Es decir, este neocapitalismo voraz y deshumanizado que nos asfixia anda de crisis en crisis desde su emergencia en la década de los ochenta. De hecho, la lista es sospechosamente machacona: crisis mejicanas en 1982 y 1995, crisis asiática en 1997, crisis en Rusia y Brasil en 1998 y 1999, crisis en Argentina en 2001 y en Turquía en 2002 y en 2008 la última, que ahora padecemos, la crisis de las hipotecas subprime en Estados Unidos que ha hecho tambalearse a todas las economías mundiales, generando un tipo de recesión que, además de incrementar las desigualdades a nivel local y globalmente, deliberadamente, como consecuencia de su desenfrenada usura, ha comenzado también a socavar los principios y los logros del Estado de bienestar.

Este es el disparate de dimensiones globalizadas que tenemos encima, al que hay que sumarle, por supuesto, la multiplicación de los escándalos financieros, la escalada en los casos de fraude y quiebras fraudulentas de grandes empresas y emporios financieros y los vergonzosos rescates que expolian lo público, para continuar con lo mismo: niveles de corrupción insostenibles, cuentas falsas, astronómicas diferencias en los ingresos, las mismas falacias sobre la deuda de los países y la aplicación extremadamente opaca de unas políticas infames de recorte, mientras se nos anuncia la salvación y la bendita apertura de los mercados de la eficacia y la transparencia de un modelo económico, en verdad, sacudido por seísmos de avaricia incontrolados y por una galopante desregulación que ha convertido la realidad en un autentico caos y tiene la vida de millones de personas sumida en un auténtico infierno.

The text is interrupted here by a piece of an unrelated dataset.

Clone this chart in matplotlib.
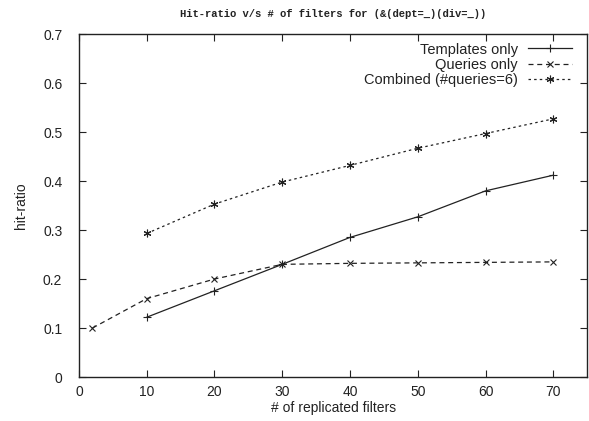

En realidad, la gravedad de la situación es extrema porque están afectadas todas las esferas de la vida social y, por consiguiente, se resienten dramáticamente también todas las esferas de la vida personal. Frente a eso, vayamos al lado de la política, donde deberían forjarse respuestas verosímiles, y hagamos balance sobre lo que desde ahí se promulga como antídoto contra el efecto de la mencionada desorientación, especialmente, ahora que arranca un nuevo periodo de novedad electoral.

¿Qué observamos?, por desgracia nada nuevo, salvo que las proclamas continúan reducidas a la más paupérrima de las locuciones: la estricta pugna entre “buenos” y “malos”. ¿Podemos hacernos con esto una idea bastante clara de los lejos que estamos de las soluciones y del tiempo tan sombrío en el que estamos inmersos? Aunque sólo sea un ejemplo insignificante o mal tomado, yo creo que sí.

Ante ese electoralismo cansino y vacío, de reproche y a veces hasta de ofensa, no es extraño que las personas piensen que los políticos han perdido la capacidad de regular y organizar la vida de las personas en unos parámetros colectivos de decencia común, no es extraño que la sensación más compartida en estos momentos sea la de ir día a día cayendo en una perversa espiral de incredulidad y de escepticismo avanzado. Ante ese electoralismo simplista, carente de análisis, rigor, propuestas, sin ideas, hueco, interesado, lleno de proclamas sin capacidad, ninguna promesa es creíble.